A drug dealer who won £21,000 compensation for an accident inside prison has been ordered to pay almost half his damages as compensation for the crime that led to him being in jail.

Stephen Hall received the payout from the prison service after being hit by a rock while he was building an ornamental pond in Channings Wood Prison at Newton Abbot in 2012.

He was serving a four year sentence for dealing in class A drugs and received the money after he had served his time and been released.

He has now been ordered to pay back the £9,587.40 which he still has in his bank account under the Proceeds of Crime Act.

Hall, aged 55, formerly of Torquay but now of Clarendon Road, Brighton, had no assets when the first investigation into assets was carried out in 2011 and was ordered to pay a nominal amount of £1.

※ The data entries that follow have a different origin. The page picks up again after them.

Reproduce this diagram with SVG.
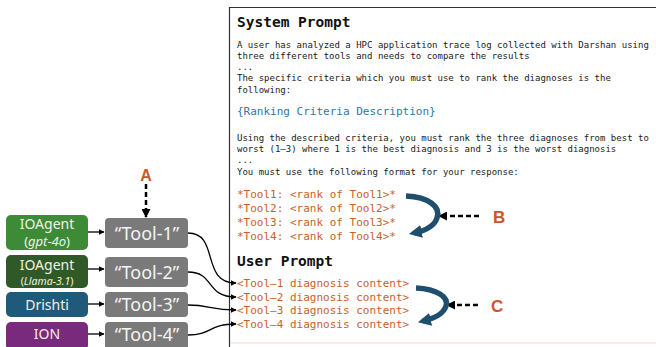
<svg xmlns="http://www.w3.org/2000/svg" width="656" height="347" viewBox="0 0 656 347">
<style>
.mono{font-family:"DejaVu Sans Mono","Liberation Mono",monospace;font-size:9px;fill:#1a1a1a}
.title{font-family:"DejaVu Sans Mono","Liberation Mono",monospace;font-size:14.5px;font-weight:bold;fill:#111}
.orange{font-family:"DejaVu Sans Mono","Liberation Mono",monospace;font-size:11px;fill:#c8602a}
.blue{font-family:"DejaVu Sans Mono","Liberation Mono",monospace;font-size:11px;fill:#2b78a8}
.node{font-family:"Noto Sans","Open Sans",sans-serif;fill:#f3f1e4;text-anchor:middle}
.tool{font-family:"Noto Sans","Open Sans",sans-serif;font-size:18px;fill:#f4f4f4;text-anchor:middle}
.lbl{font-family:"Liberation Sans",Arial,sans-serif;font-weight:bold;fill:#c8582a}
.conn{fill:none;stroke:#000;stroke-width:1.3}
.dash{fill:none;stroke:#000;stroke-width:2.5;stroke-dasharray:5 3}
.arc{fill:none;stroke:#1f4f6e;stroke-width:5.5}
</style>
<defs>
<marker id="ah" viewBox="0 0 10 10" refX="9" refY="5" markerWidth="6" markerHeight="6" markerUnits="userSpaceOnUse" orient="auto"><path d="M0,0 L10,5 L0,10 Z" fill="#000"/></marker>
<marker id="ahd" viewBox="0 0 10 10" refX="9" refY="5" markerWidth="9" markerHeight="9" markerUnits="userSpaceOnUse" orient="auto"><path d="M0,0 L10,5 L0,10 Z" fill="#000"/></marker>
<marker id="ahb" viewBox="0 0 10 10" refX="6" refY="5" markerWidth="13" markerHeight="13" markerUnits="userSpaceOnUse" orient="auto"><path d="M0,0 L10,5 L0,10 Z" fill="#1f4f6e"/></marker>
</defs>
<rect width="656" height="347" fill="#fff"/>

<g id="panel">
<path d="M660,7.5 H229.5 V347" fill="none" stroke="#333" stroke-width="1.2"/>
<line x1="230" y1="343" x2="656" y2="343" stroke="#f3d9d0" stroke-width="1"/>
<text class="title" x="237" y="27">System Prompt</text>
<text class="mono" x="237" y="48">A user has analyzed a HPC application trace log collected with Darshan using</text>
<text class="mono" x="237" y="59">three different tools and needs to compare the results</text>
<text class="mono" x="237" y="70">...</text>
<text class="mono" x="237" y="81">The specific criteria which you must use to rank the diagnoses is the</text>
<text class="mono" x="237" y="93">following:</text>
<text class="blue" x="237" y="115">{Ranking Criteria Description}</text>
<text class="mono" x="237" y="141">Using the described criteria, you must rank the three diagnoses from best to</text>
<text class="mono" x="237" y="152">worst (1–3) where 1 is the best diagnosis and 3 is the worst diagnosis</text>
<text class="mono" x="237" y="163">...</text>
<text class="mono" x="237" y="175">You must use the following format for your response:</text>
<text class="orange" x="237" y="198">*Tool1: &lt;rank of Tool1&gt;*</text>
<text class="orange" x="237" y="212">*Tool2: &lt;rank of Tool2&gt;*</text>
<text class="orange" x="237" y="226">*Tool3: &lt;rank of Tool3&gt;*</text>
<text class="orange" x="237" y="240">*Tool4: &lt;rank of Tool4&gt;*</text>
<text class="title" x="237" y="266">User Prompt</text>
<text class="orange" x="237" y="287">&lt;Tool–1 diagnosis content&gt;</text>
<text class="orange" x="237" y="301">&lt;Tool–2 diagnosis content&gt;</text>
<text class="orange" x="237" y="314">&lt;Tool–3 diagnosis content&gt;</text>
<text class="orange" x="237" y="328">&lt;Tool–4 diagnosis content&gt;</text>
</g>

<g id="src-gpt4o">
<rect x="6" y="215" width="82" height="35" rx="5" fill="#3d8b37"/>
<text class="node" x="47" y="229" font-size="14">IOAgent</text>
<text class="node" x="47" y="246" font-size="13">(<tspan font-style="italic">gpt-4o</tspan>)</text>
</g>
<g id="src-llama">
<rect x="6" y="255" width="82" height="33" rx="5" fill="#2f5a27"/>
<text class="node" x="47" y="270" font-size="14">IOAgent</text>
<text class="node" x="47" y="285" font-size="10.5">(<tspan font-style="italic">Llama-3.1</tspan>)</text>
</g>
<g id="src-drishti">
<rect x="6" y="292" width="82" height="25" rx="5" fill="#1f5a7a"/>
<text class="node" x="47" y="310" font-size="14">Drishti</text>
</g>
<g id="src-ion">
<rect x="6" y="322" width="82" height="28" rx="5" fill="#7a2a7c"/>
<text class="node" x="47" y="339" font-size="14">ION</text>
</g>

<g id="tool1">
<rect x="105" y="218" width="83" height="30" rx="4" fill="#7a7a7a"/>
<text class="tool" x="147" y="240">“Tool-1”</text>
</g>
<g id="tool2">
<rect x="105" y="257" width="83" height="30" rx="4" fill="#7a7a7a"/>
<text class="tool" x="147" y="279">“Tool-2”</text>
</g>
<g id="tool3">
<rect x="105" y="292" width="83" height="25" rx="4" fill="#7a7a7a"/>
<text class="tool" x="147" y="311">“Tool-3”</text>
</g>
<g id="tool4">
<rect x="105" y="322" width="83" height="28" rx="4" fill="#7a7a7a"/>
<text class="tool" x="147" y="341">“Tool-4”</text>
</g>

<g id="label-A">
<text class="lbl" x="146" y="181" font-size="16" text-anchor="middle">A</text>
</g>
<g id="label-B">
<text class="lbl" x="493" y="223" font-size="17">B</text>
</g>
<g id="label-C">
<text class="lbl" x="491" y="312" font-size="17">C</text>
</g>

<g id="connectors">
<line class="conn" x1="88" y1="232" x2="104" y2="232" marker-end="url(#ah)"/>
<line class="conn" x1="88" y1="269" x2="104" y2="269" marker-end="url(#ah)"/>
<line class="conn" x1="88" y1="304" x2="104" y2="304" marker-end="url(#ah)"/>
<line class="conn" x1="88" y1="334" x2="104" y2="334" marker-end="url(#ah)"/>
<path class="conn" d="M188,233 C220,233 200,283 236,283" marker-end="url(#ah)"/>
<path class="conn" d="M188,272 C215,272 205,297 236,297" marker-end="url(#ah)"/>
<path class="conn" d="M188,305 C210,305 210,310 236,310" marker-end="url(#ah)"/>
<path class="conn" d="M188,335 C212,335 208,324 236,324" marker-end="url(#ah)"/>
<line class="dash" x1="146" y1="184" x2="146" y2="217" marker-end="url(#ahd)"/>
<line class="dash" x1="479" y1="216" x2="439" y2="216" marker-end="url(#ahd)"/>
<line class="dash" x1="478" y1="305" x2="447" y2="305" marker-end="url(#ahd)"/>
<path class="arc" d="M406,196 C429,197 441,207 437,218 C434,227 424,231 414,233" marker-end="url(#ahb)"/>
<path class="arc" d="M416,288 C437,289 449,297 446,306 C443,315 432,319 423,321" marker-end="url(#ahb)"/>
</g>
</svg>
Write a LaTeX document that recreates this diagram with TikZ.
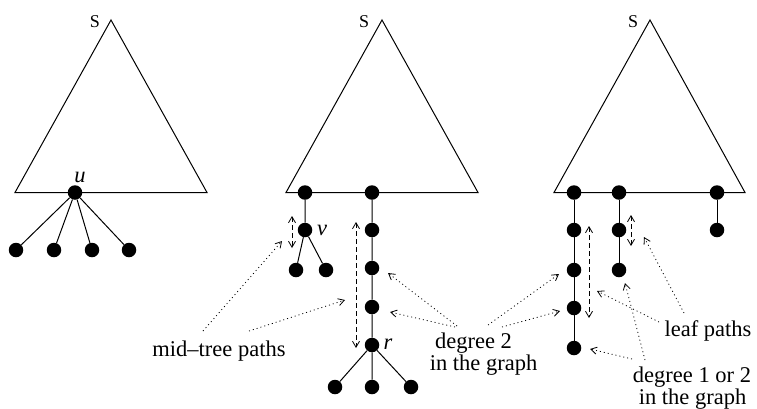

The figure by which he benefited from crime was set at £20,969.09 at the same hearing. It is pure coincidence that the amount is almost identical to the money he received in compensation from the prison service.

Hall was brought back to Exeter Crown Court under the Proceeds of Crime Act and ordered by Judge David Evans to pay £9,587.40 within three months or serve a further six months in jail.

His three bank accounts have already been frozen by financial investigators after they discovered he had gone on holidays to Amsterdam and Iceland while apparently living on £728.60 a month in benefits.

The money for the holidays had not come out of his bank accounts and he had not withdrawn any cash from them over the past month, leaving the investigators mystified at what he was living on.

Hall told the judge his brother paid for the trip to Amsterdam, a friend for the holiday in Iceland, and that he was not using his bank because he suffers from PTSD and is unable to leave his house.

He said friends lent him cash and allowed him to use their bank accounts to pay direct debits.

Hall claimed he should be allowed to keep the rest of his payout because he needed the money to pay for private treatment for PTSD.

He said he suffered from the illness as a result of his accident at Channings Wood and an incident in the 1980s in which he fell out of a window.

Judge Evans said the £9,587.40 payment is not unjust or disproportionate and that Hall could access treatment for PTSD on the National Health if he needed it.